Thankfully, she woke up, got me up and none of the above happened. It haunts me that I couldn’t put the damn thing out, but as noted in the previous post, I think I got there a few minutes late. In retrospect, I wish I’d called 911 immediately upon waking up instead of running upstairs and vainly trying to put the fire out. But I had no way of knowing how big or small the fire was at that point. That few minutes could have isolated the damage even less to just the kitchen extension as opposed to burning into the actual house, but I did what I could, and calling when I did surely helped. After the fact, I realized the landlord has a garden hose on the side of the house leading up to the front, where she waters her plants. But I have no idea how I could have used that to put out the fire in the house. She has bars over her windows, and it would have been nigh on impossible to put the fire out with a garden hose in that circumstance.

The period of second guessing has pretty much ended for me, and I’m in the “moving forward” phase. As much as you can move forward when you’re waiting around for your place to be repaired and getting green-lighted to move back in.

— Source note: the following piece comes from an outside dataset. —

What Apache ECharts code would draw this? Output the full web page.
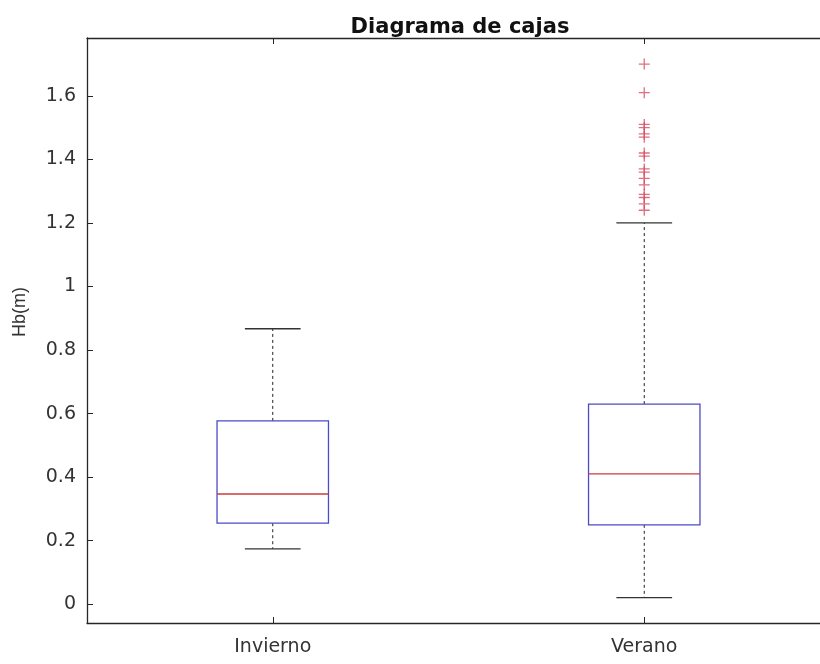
<!DOCTYPE html>
<html>
<head>
<meta charset="utf-8">
<script src="https://cdn.jsdelivr.net/npm/echarts@6/dist/echarts.min.js"></script>
<style>
  html, body { margin: 0; padding: 0; background: #fff; }
  #chart { width: 820px; height: 664px; }
</style>
</head>
<body>
<div id="chart"></div>
<script>
// Box summary per season (Hb in metres)
const categories = ['Invierno', 'Verano'];
const lowerWhisker = [0.174, 0.021];
const q1 = [0.255, 0.250];
const medians = [0.347, 0.410];
const q3 = [0.577, 0.630];
const upperWhisker = [0.867, 1.200];

// Points beyond the upper whisker in the summer sample
const outliersVerano = [1.70, 1.61, 1.51, 1.50, 1.48, 1.47, 1.42, 1.41,
                        1.37, 1.36, 1.34, 1.32, 1.29, 1.28, 1.26, 1.24];

const yTicks = [0, 0.2, 0.4, 0.6, 0.8, 1, 1.2, 1.4, 1.6];

const AXIS = '#262626';
const TEXT = '#333333';
const BOX = '#4b4bc8';
const MEDIAN = '#cc3a3a';
const OUTLIER = '#d84a62';
const FONT = '"DejaVu Sans", sans-serif';
const LABEL_FONT = '"Liberation Sans", Arial, sans-serif';

const boxData = categories.map((c, i) =>
  [i, lowerWhisker[i], q1[i], medians[i], q3[i], upperWhisker[i]]);

const outlierData = outliersVerano.map(v => [1, v]);

function renderBox(params, api) {
  const idx = api.value(0);
  const lo = api.coord([idx, api.value(1)]);
  const b1 = api.coord([idx, api.value(2)]);
  const md = api.coord([idx, api.value(3)]);
  const b3 = api.coord([idx, api.value(4)]);
  const hi = api.coord([idx, api.value(5)]);
  const band = api.size([1, 0])[0];
  const halfBox = band * 0.15;
  const halfCap = band * 0.075;
  const x = lo[0];
  const dashed = { stroke: '#222', lineWidth: 1, lineDash: [3, 3] };
  const solid = { stroke: '#333', lineWidth: 1.3 };
  return {
    type: 'group',
    children: [
      { type: 'line', shape: { x1: x, y1: b3[1], x2: x, y2: hi[1] }, style: dashed },
      { type: 'line', shape: { x1: x, y1: b1[1], x2: x, y2: lo[1] }, style: dashed },
      { type: 'line', shape: { x1: x - halfCap, y1: hi[1], x2: x + halfCap, y2: hi[1] }, style: solid },
      { type: 'line', shape: { x1: x - halfCap, y1: lo[1], x2: x + halfCap, y2: lo[1] }, style: solid },
      { type: 'rect', shape: { x: x - halfBox, y: b3[1], width: 2 * halfBox, height: b1[1] - b3[1] },
        style: { fill: 'none', stroke: BOX, lineWidth: 1.3 } },
      { type: 'line', shape: { x1: x - halfBox, y1: md[1], x2: x + halfBox, y2: md[1] },
        style: { stroke: MEDIAN, lineWidth: 1.3 } }
    ]
  };
}

const chart = echarts.init(document.getElementById('chart'), null, { renderer: 'canvas' });
chart.setOption({
  backgroundColor: '#ffffff',
  animation: false,
  title: {
    text: 'Diagrama de cajas',
    left: 455,
    top: 12,
    textAlign: 'center',
    textStyle: { fontFamily: FONT, fontSize: 21, fontWeight: 'bold', color: '#111' }
  },
  // plot box runs past the right edge of the canvas
  grid: { left: 87, top: 38, right: -10, height: 585, containLabel: false, outerBoundsMode: 'none' },
  xAxis: [
    {
      type: 'category',
      data: categories,
      position: 'bottom',
      boundaryGap: true,
      axisLine: { show: true, onZero: false, lineStyle: { color: AXIS, width: 1.3 } },
      axisTick: { show: true, inside: true, alignWithLabel: true, length: 6, lineStyle: { color: AXIS } },
      axisLabel: { margin: 15, fontFamily: FONT, fontSize: 19, color: TEXT },
      splitLine: { show: false }
    },
    {
      type: 'category',
      data: categories,
      position: 'top',
      boundaryGap: true,
      axisLine: { show: true, onZero: false, lineStyle: { color: AXIS, width: 1.3 } },
      axisTick: { show: true, inside: true, alignWithLabel: true, length: 6, lineStyle: { color: AXIS } },
      axisLabel: { show: false },
      splitLine: { show: false }
    }
  ],
  yAxis: {
    type: 'value',
    min: -0.059,
    max: 1.782,
    axisLine: { show: true, onZero: false, lineStyle: { color: AXIS, width: 1.3 } },
    axisTick: { show: true, inside: true, length: 6, customValues: yTicks, lineStyle: { color: AXIS } },
    axisLabel: {
      customValues: yTicks,
      margin: 11,
      fontFamily: FONT, fontSize: 19, color: TEXT,
      formatter: v => String(Math.round(v * 10) / 10)
    },
    splitLine: { show: false }
  },
  graphic: [
    {
      type: 'text',
      x: 20, y: 312,
      rotation: Math.PI / 2,
      style: {
        text: 'Hb(m)', fontFamily: LABEL_FONT, fontSize: 18, fill: TEXT,
        textAlign: 'center', textVerticalAlign: 'middle'
      }
    }
  ],
  series: [
    {
      type: 'custom',
      xAxisIndex: 0,
      renderItem: renderBox,
      encode: { x: 0, y: [1, 2, 3, 4, 5] },
      data: boxData,
      z: 3
    },
    {
      type: 'scatter',
      xAxisIndex: 0,
      symbol: 'path://M4.4 0H5.6V10H4.4ZM0 4.4H10V5.6H0Z',
      symbolSize: 11,
      itemStyle: { color: OUTLIER },
      data: outlierData,
      z: 4
    }
  ]
});
</script>
</body>
</html>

Last night, I went to get my hair cut at my usual Russian place. (With the hotel, I take the train back to my neighborhood then catch a bus that goes all the way out by the airport.) Old man wasn’t there, but a younger guy was who was actually very pleasant and gave me a good cut. It was raining the whole time. It’s been raining all week, like the movie Se7en. For whatever reason, I don’t mind, although it’s hard to figure out unfamiliar bus stops by the airport when it’s night-dark with rain pissing down like a cow on a flat rock, which has happened last two evenings. Saturday, I got to go to the neighborhood dentist and get my last crown put in, finishing off a summer of dental work, reclaiming my teeth after years of letting them go. Normal things. It’s good to do them, no matter how boring they are. Boredom has its moments.